There is the fallback in the fact that Armstrong got an extra couple of weeks of reps in December as Virginia prepped for the ACC Championship Game and then the Orange Bowl.

“Without those, it’s hard now, but I would have felt much different. We basically got a modified spring in that context, and Brennan got lots of work in, and plenty of repetition,” said Mendenhall, who nonetheless conceded that the spring was going to be important for Armstrong, and that his team now heads into the fall with “unknowns that we surely would like to have known before the season.”

“The volatility of the position we know is disproportionate to any other on the field,” Mendenhall said. “We probably will have to reconsider what fall camp might look like at that position specifically, knowing that there are limitations to what we can do between there and now compliance-wise.”

Which is to say, no, just because UVA is missing out on its spring, it’s not like Mendenhall, Anae and quarterbacks coach Jason Beck can get extra work in with Armstrong to guide him through the next few months.

Aside from keeping in contact with players regarding classes, nutrition, conditioning and the like, coaches aren’t able to engage in anything resembling coaching with players in dead periods in the off-season.

Meaning: it’s going to be all up to Armstrong to make up for his lost spring.

Mendenhall feels his guy will be up to the task.

“Brennan’s individual preparation, his individual commitment, his individual resiliency, as well as self-reliance and problem-solving, without that being at a really high level, it will be very challenging,” the coach said. “But those are the type of young people that I want on my team. Those are the type of kids that I want at UVA. That want challenges, that want to take on these kinds of unique challenges and hard things. And we’ll all be counting on Brennan to be doing that in a manner that exceeds that of what really any other quarterback in his position could do.”

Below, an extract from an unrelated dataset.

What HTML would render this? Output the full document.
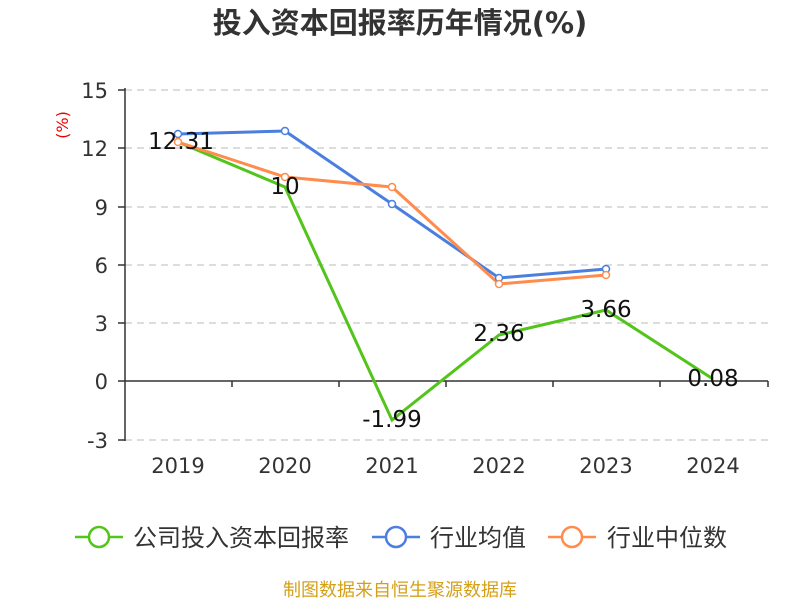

Asked for his assessment on Armstrong’s development to this point in his college career, Mendenhall was glowing.

“I like his mindset. He’s a player that thinks he can make every play. Very confident, very, very competitive,” Mendenhall said. “He has high standards for himself, and is actually much better when he’s playing the game than he is in the film room or even in the locker room. He’s just one of those players who, under duress, seems to have the game slow down rather than speed up. If you have a choice, that’s where you’d like to have players excel.

“He’s elusive, but he’s not dynamic, in terms of a runner. He’s tough, he’s physical, and he falls forward and makes the chains move. He’s the type of player who seems to make the players around him better. There’s also an edge to his personality, where I think the team will take on a little more of a physical presence, maybe a combative presence, and maybe a little more edgier, as many teams do in relation to their quarterback.”